### Record set
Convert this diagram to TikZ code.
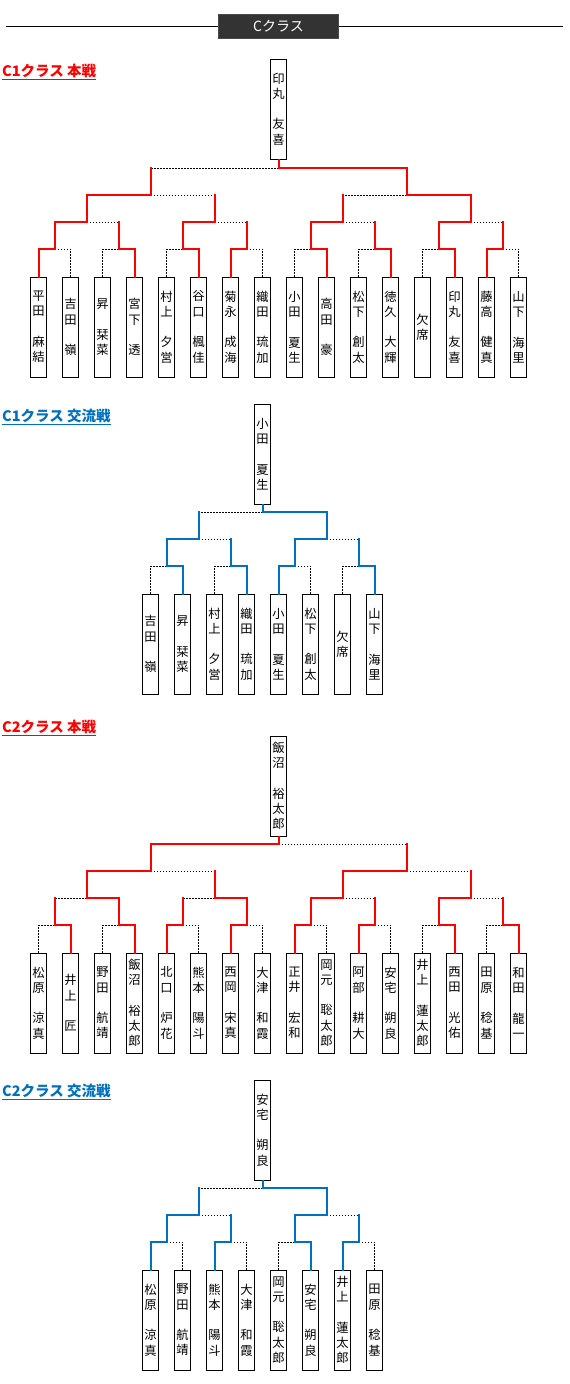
--
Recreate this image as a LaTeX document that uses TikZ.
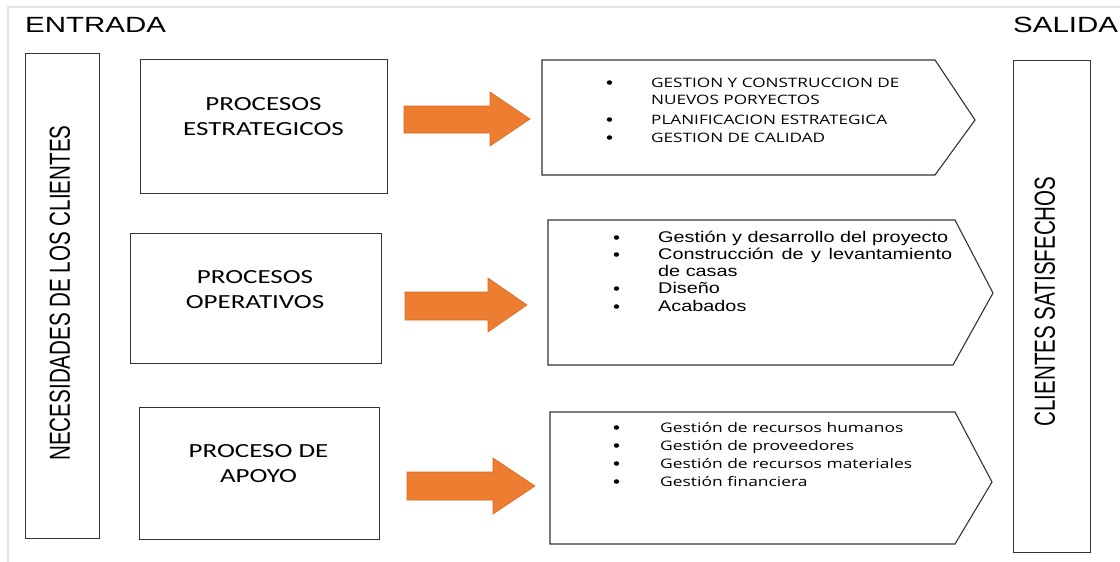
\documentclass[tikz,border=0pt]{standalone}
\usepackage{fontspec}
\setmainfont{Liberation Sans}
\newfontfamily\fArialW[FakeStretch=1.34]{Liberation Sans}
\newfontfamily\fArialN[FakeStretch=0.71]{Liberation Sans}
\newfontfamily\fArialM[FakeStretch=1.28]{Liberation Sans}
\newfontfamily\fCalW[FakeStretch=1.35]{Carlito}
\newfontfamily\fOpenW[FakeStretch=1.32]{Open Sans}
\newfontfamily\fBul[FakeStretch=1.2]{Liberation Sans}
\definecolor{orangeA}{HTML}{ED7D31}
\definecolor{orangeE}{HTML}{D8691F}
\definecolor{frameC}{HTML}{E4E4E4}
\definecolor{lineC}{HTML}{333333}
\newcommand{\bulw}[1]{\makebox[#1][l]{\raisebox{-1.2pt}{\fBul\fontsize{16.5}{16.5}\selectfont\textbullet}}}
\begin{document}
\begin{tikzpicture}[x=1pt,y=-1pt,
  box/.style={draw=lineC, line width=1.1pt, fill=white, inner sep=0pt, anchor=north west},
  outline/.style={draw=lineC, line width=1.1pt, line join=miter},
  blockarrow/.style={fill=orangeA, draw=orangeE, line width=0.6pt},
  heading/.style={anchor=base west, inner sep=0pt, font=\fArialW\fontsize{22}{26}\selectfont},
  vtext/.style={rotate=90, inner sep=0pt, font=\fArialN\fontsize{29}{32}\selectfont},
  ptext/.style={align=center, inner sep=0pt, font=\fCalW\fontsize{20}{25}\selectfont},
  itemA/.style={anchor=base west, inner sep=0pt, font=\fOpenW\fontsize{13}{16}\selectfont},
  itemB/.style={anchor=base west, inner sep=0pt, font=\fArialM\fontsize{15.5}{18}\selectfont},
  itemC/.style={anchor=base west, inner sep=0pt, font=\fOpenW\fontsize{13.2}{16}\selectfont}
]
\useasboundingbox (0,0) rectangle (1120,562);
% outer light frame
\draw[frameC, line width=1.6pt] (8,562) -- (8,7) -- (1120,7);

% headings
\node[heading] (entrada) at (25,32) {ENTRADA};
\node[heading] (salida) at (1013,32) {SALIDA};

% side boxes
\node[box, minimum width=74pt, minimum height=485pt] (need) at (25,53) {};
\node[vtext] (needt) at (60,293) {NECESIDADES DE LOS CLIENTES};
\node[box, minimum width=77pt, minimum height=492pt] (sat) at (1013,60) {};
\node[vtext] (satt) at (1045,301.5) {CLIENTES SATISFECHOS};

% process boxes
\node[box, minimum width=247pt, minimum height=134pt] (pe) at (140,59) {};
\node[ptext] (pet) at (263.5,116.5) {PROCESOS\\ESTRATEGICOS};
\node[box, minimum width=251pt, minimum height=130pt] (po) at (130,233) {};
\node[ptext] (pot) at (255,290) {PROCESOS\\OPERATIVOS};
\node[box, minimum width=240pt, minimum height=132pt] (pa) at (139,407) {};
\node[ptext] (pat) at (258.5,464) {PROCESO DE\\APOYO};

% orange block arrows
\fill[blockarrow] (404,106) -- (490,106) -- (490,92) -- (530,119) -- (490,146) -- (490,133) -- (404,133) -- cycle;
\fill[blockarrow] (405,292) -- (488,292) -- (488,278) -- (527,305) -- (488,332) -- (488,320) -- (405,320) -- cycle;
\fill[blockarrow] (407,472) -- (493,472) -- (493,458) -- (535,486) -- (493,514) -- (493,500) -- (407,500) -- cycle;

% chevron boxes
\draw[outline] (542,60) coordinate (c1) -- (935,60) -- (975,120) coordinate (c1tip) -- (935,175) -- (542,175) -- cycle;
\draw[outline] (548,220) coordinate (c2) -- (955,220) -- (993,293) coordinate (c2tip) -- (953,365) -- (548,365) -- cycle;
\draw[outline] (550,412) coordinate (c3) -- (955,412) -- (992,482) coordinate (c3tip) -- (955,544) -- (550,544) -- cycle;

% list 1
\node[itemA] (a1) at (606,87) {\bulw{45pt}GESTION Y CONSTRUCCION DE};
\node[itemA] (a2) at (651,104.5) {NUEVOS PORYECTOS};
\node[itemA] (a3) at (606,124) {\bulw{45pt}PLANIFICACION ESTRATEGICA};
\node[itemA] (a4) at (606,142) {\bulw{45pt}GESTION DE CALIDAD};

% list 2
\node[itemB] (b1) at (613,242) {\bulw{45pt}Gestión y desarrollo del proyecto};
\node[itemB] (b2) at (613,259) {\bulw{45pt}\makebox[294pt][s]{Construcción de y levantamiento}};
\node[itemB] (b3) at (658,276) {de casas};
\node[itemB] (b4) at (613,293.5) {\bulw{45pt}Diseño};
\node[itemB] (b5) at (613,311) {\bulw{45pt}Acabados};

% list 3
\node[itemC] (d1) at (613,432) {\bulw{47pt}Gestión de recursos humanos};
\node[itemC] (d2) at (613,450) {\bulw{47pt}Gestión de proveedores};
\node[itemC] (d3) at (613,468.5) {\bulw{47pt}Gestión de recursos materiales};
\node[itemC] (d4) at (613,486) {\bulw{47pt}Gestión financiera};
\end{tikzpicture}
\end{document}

### Problem details
Which lines above contain "this"? Show each of them.

### Exercise output
Convert this diagram to TikZ code.
Recreate this image as a LaTeX document that uses TikZ.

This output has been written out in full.